Handlungs- und Überlebungsräume jüdischer Kinder im Holocaust in der NS-besetzten Belarus – PD Dr. Yuliya von Saal (Institut für Zeitgeschichte München–Berlin)
„The Holocaust and its Contexts“: ZfHS-LMU-Kolloquium
03.02.2026 um 18:15 Uhr
Beginn: 18:00 Uhr c. t., Raum: K 201 (LMU-Raumfinder)
Yuliya von Saal ist Osteuropahistorikerin am Institut für Zeitgeschichte in München und hat sowohl die NS-Praxis gegenüber sowjetischen Kindern und Jugendlichen als auch Erfahrungen und Handlungsräume der Heranwachsenden unter deutscher Besatzung erforscht. Sie hat mehrere Arbeiten zu diesem Thema publiziert. Ihre Monografie „Kriegskindheiten im besetzten Belarus (1941–1944): Erfahrungen, Erinnerungen, Folgen” erscheint demnächst im Böhlau-Verlag.

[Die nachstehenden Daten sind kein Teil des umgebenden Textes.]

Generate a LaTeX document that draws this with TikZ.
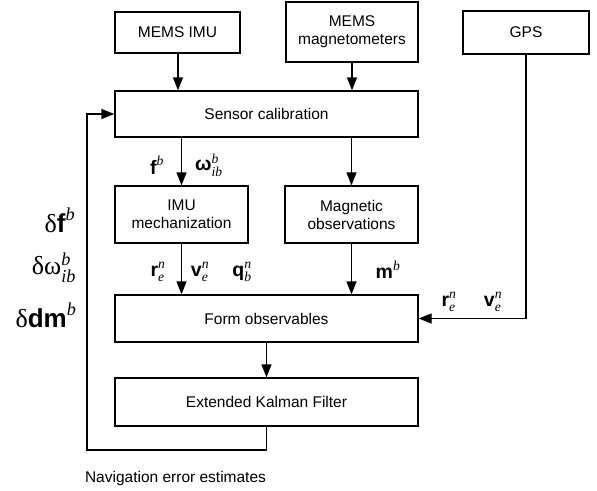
\documentclass[tikz,border=0pt]{standalone}
\usepackage{amsmath}
\usepackage{fontspec}
\setmainfont{Liberation Sans}
\newfontfamily\tms{Liberation Serif}
\usetikzlibrary{arrows.meta,positioning}
\newcommand{\sit}[1]{\text{\tms\itshape #1}}
\newcommand{\bsym}[1]{\textbf{#1}}
\begin{document}
\begin{tikzpicture}[x=1pt,y=-1pt,
  box/.style={draw,line width=1.2pt,inner sep=0pt,align=center,font=\fontsize{15.5}{18}\selectfont},
  conn/.style={line width=1.2pt,-{Triangle[length=13pt,width=10pt]}},
  lbl/.style={inner sep=0pt,font=\fontsize{19.5}{22}\selectfont},
  biglbl/.style={inner sep=0pt,font=\fontsize{26}{28}\selectfont}]
\useasboundingbox (0,0) rectangle (597,490);
\node[box,minimum width=125pt,minimum height=41pt] (imu) at (177.5,32.5) {MEMS IMU};
\node[box,minimum width=132pt,minimum height=60pt] (mag) at (352,32) {MEMS\\magnetometers};
\node[box,minimum width=126pt,minimum height=43pt] (gps) at (526,32.5) {GPS};
\node[box,minimum width=303pt,minimum height=46pt] (cal) at (266.5,114) {Sensor calibration};
\node[box,minimum width=133pt,minimum height=57pt] (mech) at (181.5,214.5) {IMU\\mechanization};
\node[box,minimum width=133pt,minimum height=57pt] (mobs) at (351.5,214.5) {Magnetic\\observations};
\node[box,minimum width=303pt,minimum height=47pt] (form) at (266.5,318.5) {Form observables};
\node[box,minimum width=303pt,minimum height=48pt] (ekf) at (266.5,402) {Extended Kalman Filter};
\coordinate (fbb) at (266.5,450);
\coordinate (fbl) at (87,450);
\draw[conn] (imu.south -| 178,0) -- (cal.north -| 178,0);
\draw[conn] (mag.south) -- (cal.north -| mag.south);
\draw[conn] (cal.south -| mech.north) -- (mech.north);
\draw[conn] (cal.south -| mobs.north) -- (mobs.north);
\draw[conn] (mech.south) -- (form.north -| mech.south);
\draw[conn] (mobs.south) -- (form.north -| mobs.south);
\draw[conn] (form.south) -- (ekf.north);
\draw[conn] (gps.south) |- (form.east);
\draw[conn] (ekf.south) -- (fbb) -- (fbl) |- (cal.west);
\node[lbl] (lf) at (157,165) {$\bsym{f}^{\sit{b}}$};
\node[lbl] (lw) at (209,165) {$\bsym{ω}^{\sit{b}}_{\sit{ib}}$};
\node[lbl] (lr) at (158,272) {$\bsym{r}^{\sit{n}}_{\sit{e}}$};
\node[lbl] (lv) at (200,272) {$\bsym{v}^{\sit{n}}_{\sit{e}}$};
\node[lbl] (lq) at (242,272) {$\bsym{q}^{\sit{n}}_{\sit{b}}$};
\node[lbl] (lm) at (388,270) {$\bsym{m}^{\sit{b}}$};
\node[lbl] (lr2) at (449,302) {$\bsym{r}^{\sit{n}}_{\sit{e}}$};
\node[lbl] (lv2) at (493,302) {$\bsym{v}^{\sit{n}}_{\sit{e}}$};
\node[biglbl] (df) at (60,220) {{\tms δ}$\bsym{f}^{\sit{b}}$};
\node[biglbl] (dw) at (54,268) {{\tms δ}$\text{\tms ω}^{\sit{b}}_{\sit{ib}}$};
\node[biglbl] (dm) at (46,315) {{\tms δ}$\bsym{dm}^{\sit{b}}$};
\node[inner sep=0pt,font=\fontsize{15.5}{18}\selectfont] (nav) at (175.5,478) {Navigation error estimates};
\end{tikzpicture}
\end{document}
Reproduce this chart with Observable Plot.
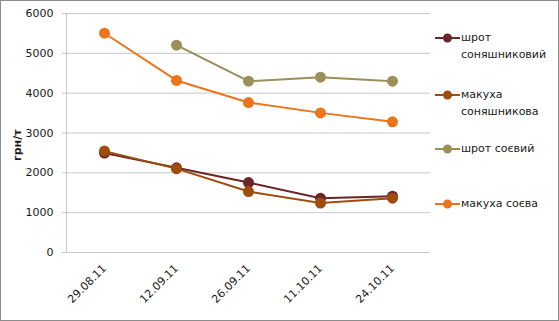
<!DOCTYPE html>
<html>
<head>
<meta charset="utf-8">
<script src="https://cdn.jsdelivr.net/npm/d3@7"></script>
<script src="https://cdn.jsdelivr.net/npm/@observablehq/plot@0.6"></script>
<style>
  body { margin: 0; background: #fff; }
  #wrap { position: relative; width: 559px; height: 321px; font-family: "DejaVu Sans", sans-serif; }
  #border { position: absolute; left: 0; top: 0; width: 559px; height: 321px; box-sizing: border-box; border: 1px solid #8c8c8c; pointer-events: none; }
  .leg { position: absolute; left: 435px; font-size: 11px; color: #1a1a1a; line-height: 17px; display: flex; align-items: flex-start; }
  .leg svg { flex: none; margin-top: 2px; }
  .leg span { margin-left: 1px; }
  #ylab { position: absolute; left: 7px; top: 151px; transform: translate(0,-50%) rotate(-90deg); transform-origin: center; font-weight: bold; font-size: 11px; color: #1a1a1a; white-space: nowrap; width: 20px; text-align: center; }
</style>
</head>
<body>
<div id="wrap"></div>
<script>
const dates = ["29.08.11", "12.09.11", "26.09.11", "11.10.11", "24.10.11"];
const seriesNames = ["шрот соняшниковий", "макуха соняшникова", "шрот соєвий", "макуха соєва"];
const legendLines = [["шрот", "соняшниковий"], ["макуха", "соняшникова"], ["шрот соєвий"], ["макуха соєва"]];
const colors = ["#6b2526", "#9e4d0c", "#9b8f5a", "#eb741d"];
const shrotSonyash = [2495, 2125, 1755, 1360, 1415];
const makukhaSonyash = [2545, 2105, 1530, 1240, 1365];
const shrotSoev = [null, 5205, 4300, 4400, 4300];
const makukhaSoeva = [5505, 4320, 3765, 3505, 3280];
const yTicks = [0, 1000, 2000, 3000, 4000, 5000, 6000];
const legendTops = [29, 86, 140, 195];

const valueArrays = [shrotSonyash, makukhaSonyash, shrotSoev, makukhaSoeva];
const data = [];
seriesNames.forEach((s, i) => {
  valueArrays[i].forEach((v, j) => { if (v != null) data.push({series: s, date: dates[j], value: v}); });
});

const chart = Plot.plot({
  width: 559,
  height: 321,
  marginLeft: 66,
  marginRight: 129,
  marginTop: 13,
  marginBottom: 69,
  style: {fontFamily: "'DejaVu Sans', sans-serif", fontSize: "11px", color: "#1a1a1a", background: "transparent"},
  x: {type: "point", domain: dates, padding: 0.5, label: null},
  y: {domain: [0, 6000], label: null},
  color: {domain: seriesNames, range: colors},
  marks: [
    Plot.gridY(yTicks, {stroke: "#c8c8c8", strokeOpacity: 1}),
    Plot.axisY(yTicks, {tickSize: 4, tickPadding: 9, stroke: "#c8c8c8", strokeOpacity: 1, fill: "#1a1a1a", tickFormat: d => String(d), label: null}),
    Plot.frame({anchor: "left", stroke: "#c8c8c8"}),
    Plot.axisX({tickSize: 0, tickRotate: -45, tickPadding: 14, label: null, fill: "#1a1a1a"}),
    Plot.line(data, {x: "date", y: "value", z: "series", stroke: "series", strokeWidth: 2}),
    Plot.dot(data, {x: "date", y: "value", fill: "series", r: 5.5})
  ]
});

const wrap = document.getElementById("wrap");
wrap.appendChild(chart);

const yl = document.createElement("div");
yl.id = "ylab";
yl.textContent = "грн/т";
wrap.appendChild(yl);

seriesNames.forEach((s, i) => {
  const d = document.createElement("div");
  d.className = "leg";
  d.style.top = legendTops[i] + "px";
  d.innerHTML = `<svg width="25" height="14"><line x1="0" x2="25" y1="7" y2="7" stroke="${colors[i]}" stroke-width="2"/><circle cx="12.5" cy="7" r="4.5" fill="${colors[i]}"/></svg><span>${legendLines[i].join("<br>")}</span>`;
  wrap.appendChild(d);
});

const b = document.createElement("div");
b.id = "border";
wrap.appendChild(b);
</script>
</body>
</html>
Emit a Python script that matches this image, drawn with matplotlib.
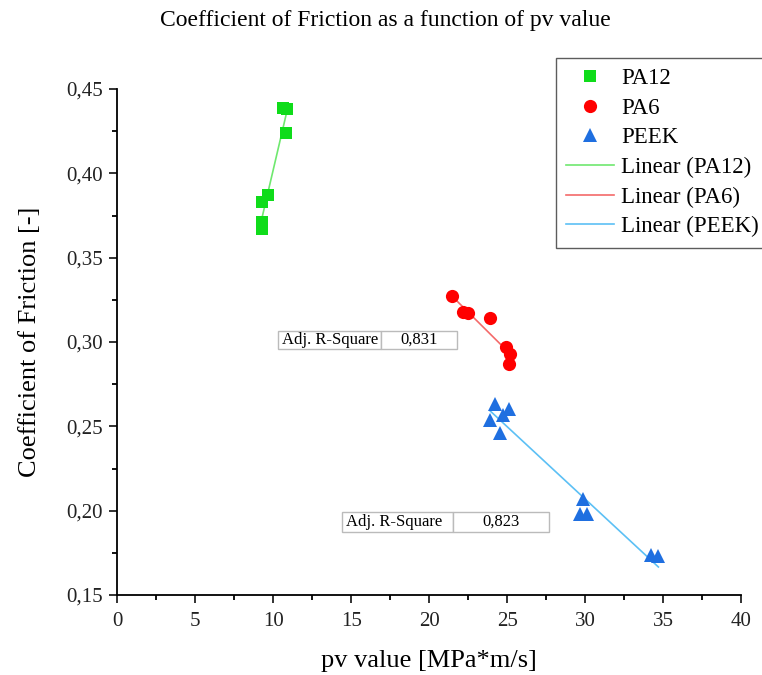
import numpy as np
import matplotlib
matplotlib.use("Agg")
import matplotlib.pyplot as plt
from matplotlib.patches import Rectangle
from matplotlib.ticker import MultipleLocator, FuncFormatter

# -------------------------------------------------------
# Data
# -------------------------------------------------------
pa12_pv  = [10.64, 10.90, 10.83, 9.68, 9.29, 9.29, 9.29]
pa12_cof = [0.439, 0.438, 0.424, 0.387, 0.383, 0.371, 0.367]

pa6_pv   = [21.45, 22.15, 22.51, 23.91, 24.94, 25.15, 25.09]
pa6_cof  = [0.327, 0.318, 0.317, 0.314, 0.297, 0.293, 0.287]

peek_pv  = [24.23, 25.13, 24.74, 23.91, 24.55, 29.87, 29.68, 30.13, 34.23, 34.68]
peek_cof = [0.263, 0.260, 0.257, 0.254, 0.246, 0.207, 0.198, 0.198, 0.174, 0.173]

adj_r2_pa6  = "0,831"
adj_r2_peek = "0,823"

# -------------------------------------------------------
# Style
# -------------------------------------------------------
plt.rcParams["font.family"] = ["Liberation Serif", "DejaVu Serif"]

series = [
    ("PA12", pa12_pv, pa12_cof, "s", "#0fdc1a", "#6fe86f", 8.5),
    ("PA6",  pa6_pv,  pa6_cof,  "o", "#ff0000", "#f46a6a", 9.5),
    ("PEEK", peek_pv, peek_cof, "^", "#1f6fe0", "#5cc0f5", 10),
]

fig = plt.figure(figsize=(7.62, 6.75), dpi=100)
ax = fig.add_axes([0.1535, 0.1185, 0.8195, 0.7496])

marker_handles = []
line_handles = []
for name, xs, ys, mk, mc, lc, ms in series:
    h, = ax.plot(xs, ys, linestyle="none", marker=mk, color=mc,
                 markersize=ms, markeredgewidth=0, label=name, zorder=3)
    marker_handles.append(h)
    # linear fit over the data range
    k, b = np.polyfit(xs, ys, 1)
    xf = np.array([min(xs), max(xs)])
    l, = ax.plot(xf, k * xf + b, color=lc, linewidth=1.2,
                 label=f"Linear ({name})", zorder=2)
    line_handles.append(l)

ax.set_xlim(0, 40)
ax.set_ylim(0.15, 0.45)
ax.xaxis.set_major_locator(MultipleLocator(5))
ax.xaxis.set_minor_locator(MultipleLocator(2.5))
ax.yaxis.set_major_locator(MultipleLocator(0.05))
ax.yaxis.set_minor_locator(MultipleLocator(0.025))
ax.yaxis.set_major_formatter(FuncFormatter(lambda v, p: f"{v:.2f}".replace(".", ",")))

for side in ("top", "right"):
    ax.spines[side].set_visible(False)
for side in ("left", "bottom"):
    ax.spines[side].set_linewidth(1.3)
ax.tick_params(which="major", direction="out", length=6, width=1.3,
               labelsize=15, colors="#222222")
ax.tick_params(axis="x", which="major", pad=6)
ax.tick_params(axis="y", which="major", pad=4)
ax.tick_params(which="minor", direction="out", length=3.5, width=1.3)

ax.set_xlabel("pv value [MPa*m/s]", fontsize=19, va="center")
ax.xaxis.set_label_coords(0.5, -0.13)
ax.set_ylabel("Coefficient of Friction [-]", fontsize=19, va="center")
ax.yaxis.set_label_coords(-0.139, 0.5)
fig.suptitle("Coefficient of Friction as a function of pv value",
             fontsize=17, x=0.506, y=0.985)

# Adj. R-Square tables
def r2_box(x0, xm, x1, y0, y1, value):
    for xa, xb in ((x0, xm), (xm, x1)):
        ax.add_patch(Rectangle((xa, y0), xb - xa, y1 - y0, facecolor="white",
                               edgecolor="#bbbbbb", linewidth=1.0, zorder=4))
    ax.text(x0 + 0.25, (y0 + y1) / 2, "Adj. R-Square", fontsize=12,
            va="center", ha="left", zorder=5)
    ax.text((xm + x1) / 2, (y0 + y1) / 2, value, fontsize=12,
            va="center", ha="center", zorder=5)

r2_box(10.3, 16.9, 21.8, 0.2958, 0.3065, adj_r2_pa6)
r2_box(14.4, 21.5, 27.7, 0.1873, 0.1992, adj_r2_peek)

leg = fig.legend(handles=marker_handles + line_handles, loc="upper left",
                 bbox_to_anchor=(0.7297, 0.914), fontsize=16.5, frameon=True,
                 fancybox=False, edgecolor="#333333", numpoints=1,
                 handlelength=2.1, handletextpad=0.3, labelspacing=0.37,
                 borderpad=0.45, borderaxespad=0)
leg.get_frame().set_linewidth(1.0)

fig.savefig("out.png", dpi=100)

Eine Kooperation des Zentrums für Holocaust-Studien am Institut für Zeitgeschichte München–Berlin und des Lehrstuhls für Neueste Geschichte und Zeitgeschichte.
Anmeldung
Eine Anmeldung ist bis zum 02.02.2026 per E-Mail erforderlich: zfhs@ifz-muenchen.de
Beschreibung
Die Erfahrungen der Jüdinnen und Juden in der besetzten Sowjetunion ähnelten denen der Juden in anderen Teilen des von den Nazis beherrschten Europas, da sie ebenfalls physisch vernichtet wurden. Was den Völkermord in diesem Teil Europas jedoch von anderen unterschied, war seine rasche Durchführung vor den Augen der lokalen Bevölkerung. Anders als in anderen Teilen Westeuropas wurden Jüdinnen und Juden nicht in Konzentrations- oder Vernichtungslager deportiert, sondern in den Ghettos oder in der Nähe ihrer Wohnorte erschossen. In Belarus, das sich fast drei Jahre lang unter deutscher Besatzung befand, hat die gesamte jüdische Bevölkerung – nach unterschiedlichen Schätzungen zwischen 550.000 und 700.000 – ihr Leben verloren. Kinder stellten aus Sicht der Besatzer keinen Wert an sich dar und wurden bereits ab Spätsommer 1941 systematisch ermordet. Und dennoch waren es oft nicht die Erwachsenen, sondern die Kinder, die der Ermordung – wie durch ein Wunder – manchmal mehrfach entkamen, die es immer wieder schafften, sich tot zu stellen, sich zu verstecken, wochenlang allein ohne Essen im Wald auszuharren, unbemerkbar zu bleiben, um zu überleben. Kinder, die in keinem Arbeitsverhältnis standen, brauchten keine Personalpapiere und konnten sich freier bewegen als Erwachsene, da sie an vielen Orten die gelbe Markierung nicht zu tragen brauchten. Darüber hinaus reagierten sie anders als ihre Eltern auf Gefahren. Kinder und Jugendliche handelten in kritischen Situationen nicht nur schnell, sondern auch intuitiv. So paradox es klingen mag, die agency der Kinder kam umso mehr zutage, je entgrenzter die Gewalträume waren. Um zu überleben, entwickelten Kinder unglaubliche Aktionskräfte und Eigenständigkeiten, wozu auch das schweigsame Ertragen von Hunger, die Unterdrückung von Emotionen, die Übernahme von Verantwortung, Rollenumkehr innerhalb der Familien oder bewusste Familientrennungen zählten. Gerade die zum Tode verurteilten jüdischen Kinder erwiesen sich als weniger passiv als bisher von der Forschung angenommen. Welche Erfahrungen jüdische Kinder in der besetzten Sowjetunion machten, inwiefern sie sich von denen der nicht jüdischen Kinder unterschieden und welche Überlebensstrategien sie entwickelten, wird im Fokus des Vortrages von Yuliya von Saal stehen.